When I hear about these non-Muslim residents of Rutherford county, I think about the amount of time and great portion of my life that I have devoted to experiencing and understanding Islam and religion in general. I cannot help but wonder, how much do they actually know about Islam? How much have they actually bothered to educate themselves, from legitimate sources, before they went pointing the finger? I am not trying to place myself on some sort of moral pedestal just because I had the luxury of experiencing what I did, but I am trying to encourage the idea of exploration and dialogue as the basis for a productive mutual understanding.
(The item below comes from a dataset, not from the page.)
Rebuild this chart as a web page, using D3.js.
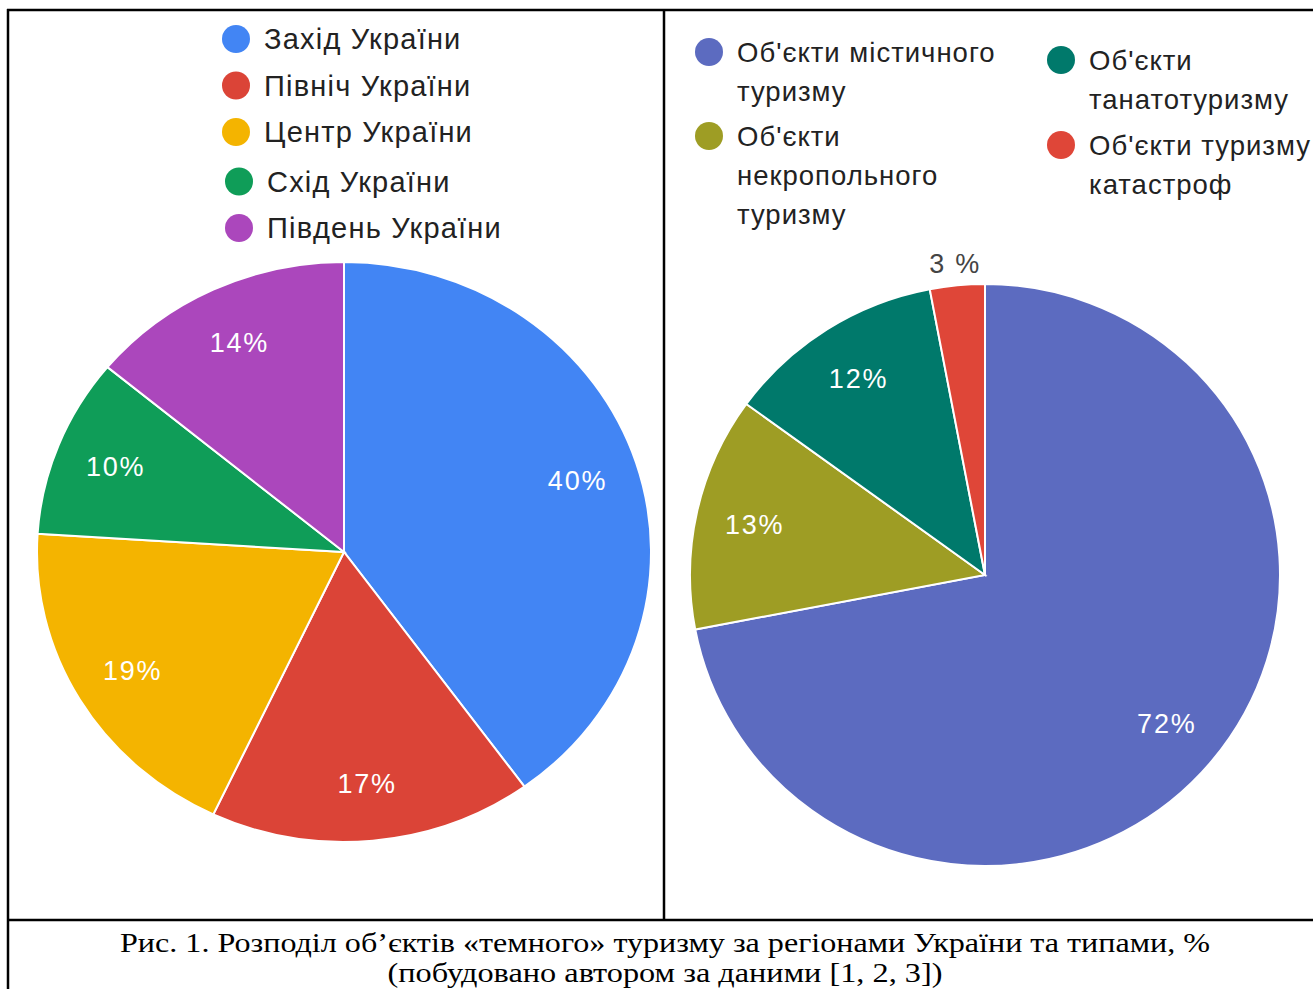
<!DOCTYPE html>
<html>
<head>
<meta charset="utf-8">
<script src="https://cdn.jsdelivr.net/npm/d3@7"></script>
<style>
    html, body { margin: 0; padding: 0; background: #fff; }
    svg { display: block; }
</style>
</head>
<body>
<svg id="chart" width="1313" height="989"></svg>
<script>
// left pie: regions of Ukraine
var regionNames = ["Захід України", "Північ України", "Центр України", "Схід України", "Південь України"];
var regionValues = [40, 17, 19, 10, 14];
var regionColors = ["#4285f4", "#db4437", "#f4b400", "#0f9d58", "#ab47bc"];

// right pie: types of objects
var typeNames = [["Об'єкти містичного", "туризму"], ["Об'єкти", "некропольного", "туризму"], ["Об'єкти", "танатотуризму"], ["Об'єкти туризму", "катастроф"]];
var typeValues = [72, 13, 12, 3];
var typeLabels = ["72%", "13%", "12%", "3 %"];
var typeColors = ["#5c6bc0", "#9e9d24", "#00796b", "#df4638"];

var captionLines = ["Рис. 1. Розподіл об’єктів «темного» туризму за регіонами України та типами, %", "(побудовано автором за даними [1, 2, 3])"];
var captionWidths = [1090, 555];

var svg = d3.select("#chart");
var sansFont = "'Liberation Sans', Arial, sans-serif";

function drawPie(values, colors, labels, cx, cy, rx, ry, labelFraction, outsideIndex) {
    var ratio = ry / rx;
    var pie = d3.pie().sort(null).value(function (d) { return d; });
    var arcs = pie(values);
    var arc = d3.arc().innerRadius(0).outerRadius(rx);
    var labelArc = d3.arc().innerRadius(rx * labelFraction).outerRadius(rx * labelFraction);
    var outerArc = d3.arc().innerRadius(rx * 1.075).outerRadius(rx * 1.075);

    var g = svg.append("g").attr("transform", "translate(" + cx + "," + cy + ")");

    g.append("g")
            .attr("transform", "scale(1," + ratio + ")")
            .selectAll("path")
            .data(arcs)
            .enter().append("path")
            .attr("d", arc)
            .attr("fill", function (d, i) { return colors[i]; })
            .attr("stroke", "#fff")
            .attr("stroke-width", 2)
            .attr("vector-effect", "non-scaling-stroke");

    g.selectAll("text")
            .data(arcs)
            .enter().append("text")
            .attr("x", function (d, i) {
                var c = (i === outsideIndex ? outerArc : labelArc).centroid(d);
                return c[0];
            })
            .attr("y", function (d, i) {
                var c = (i === outsideIndex ? outerArc : labelArc).centroid(d);
                return c[1] * ratio;
            })
            .attr("dy", "0.36em")
            .attr("text-anchor", "middle")
            .attr("font-family", sansFont)
            .attr("font-size", 27)
            .attr("letter-spacing", 1.8)
            .attr("fill", function (d, i) { return i === outsideIndex ? "#444" : "#fff"; })
            .text(function (d, i) { return labels[i]; });
}

// left pie
drawPie(regionValues, regionColors, regionValues.map(function (v) { return v + "%"; }),
        344, 552, 307, 290, 0.8, -1);

// right pie
drawPie(typeValues, typeColors, typeLabels, 985, 575, 295, 291, 0.8, 3);

// left legend
var leftLegend = svg.append("g");
var leftItems = leftLegend.selectAll("g")
        .data(regionNames)
        .enter().append("g")
        .attr("transform", function (d, i) { return "translate(" + (i > 2 ? 239 : 236) + "," + (39 + i * 46.5 + (i > 2 ? 3 : 0)) + ")"; });
leftItems.append("circle")
        .attr("r", 14)
        .attr("fill", function (d, i) { return regionColors[i]; });
leftItems.append("text")
        .attr("x", 28)
        .attr("dy", "0.36em")
        .attr("font-family", sansFont)
        .attr("font-size", 29)
        .attr("letter-spacing", 1.2)
        .attr("fill", "#222")
        .text(function (d) { return d; });

// right legend, two columns
var rightPos = [[709, 52], [709, 136], [1061, 60], [1061, 145]];
var rightItems = svg.append("g").selectAll("g")
        .data(typeNames)
        .enter().append("g")
        .attr("transform", function (d, i) { return "translate(" + rightPos[i][0] + "," + rightPos[i][1] + ")"; });
rightItems.append("circle")
        .attr("r", 14)
        .attr("fill", function (d, i) { return typeColors[i]; });
rightItems.selectAll("text")
        .data(function (d) { return d; })
        .enter().append("text")
        .attr("x", 28)
        .attr("y", function (d, j) { return j * 39; })
        .attr("dy", "0.36em")
        .attr("font-family", sansFont)
        .attr("font-size", 27.5)
        .attr("letter-spacing", 1)
        .attr("fill", "#222")
        .text(function (d) { return d; });

// table frame
var frame = [
    [7, 10, 1313, 10],
    [8, 9, 8, 989],
    [664, 10, 664, 920],
    [8, 920, 1313, 920]
];
svg.append("g").selectAll("line")
        .data(frame)
        .enter().append("line")
        .attr("x1", function (d) { return d[0]; })
        .attr("y1", function (d) { return d[1]; })
        .attr("x2", function (d) { return d[2]; })
        .attr("y2", function (d) { return d[3]; })
        .attr("stroke", "#000")
        .attr("stroke-width", 2.5);

// caption (stretched a bit wide, like the scan)
svg.append("g").selectAll("text")
        .data(captionLines)
        .enter().append("text")
        .attr("x", 665)
        .attr("y", function (d, i) { return 952 + i * 30; })
        .attr("text-anchor", "middle")
        .attr("textLength", function (d, i) { return captionWidths[i]; })
        .attr("lengthAdjust", "spacingAndGlyphs")
        .attr("font-family", "'Liberation Serif', 'Times New Roman', serif")
        .attr("font-size", 27)
        .attr("fill", "#000")
        .text(function (d) { return d; });
</script>
</body>
</html>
I challenge these Rutherford county residents who attempted to block construction of this mosque to cogently define religion, let alone explain why Islam is not a prime example of it. Moreover, I challenge them to fully ponder the meaning and depth of their own spirituality, as to maybe draw from it the principles of respect and coexistence, rather than otherness. Before labeling someone’s way of life as illegitimate, and attempting to deny a basic right to practice, some introspection as well as outward exploration might prove beneficial. Let any one of them go forth into a logical exploration of Islam, and what do you think they would find? Islam as I experienced it is, at base, about inclusiveness and the group. I believe such values hold a place regardless of individual beliefs or personal preferences.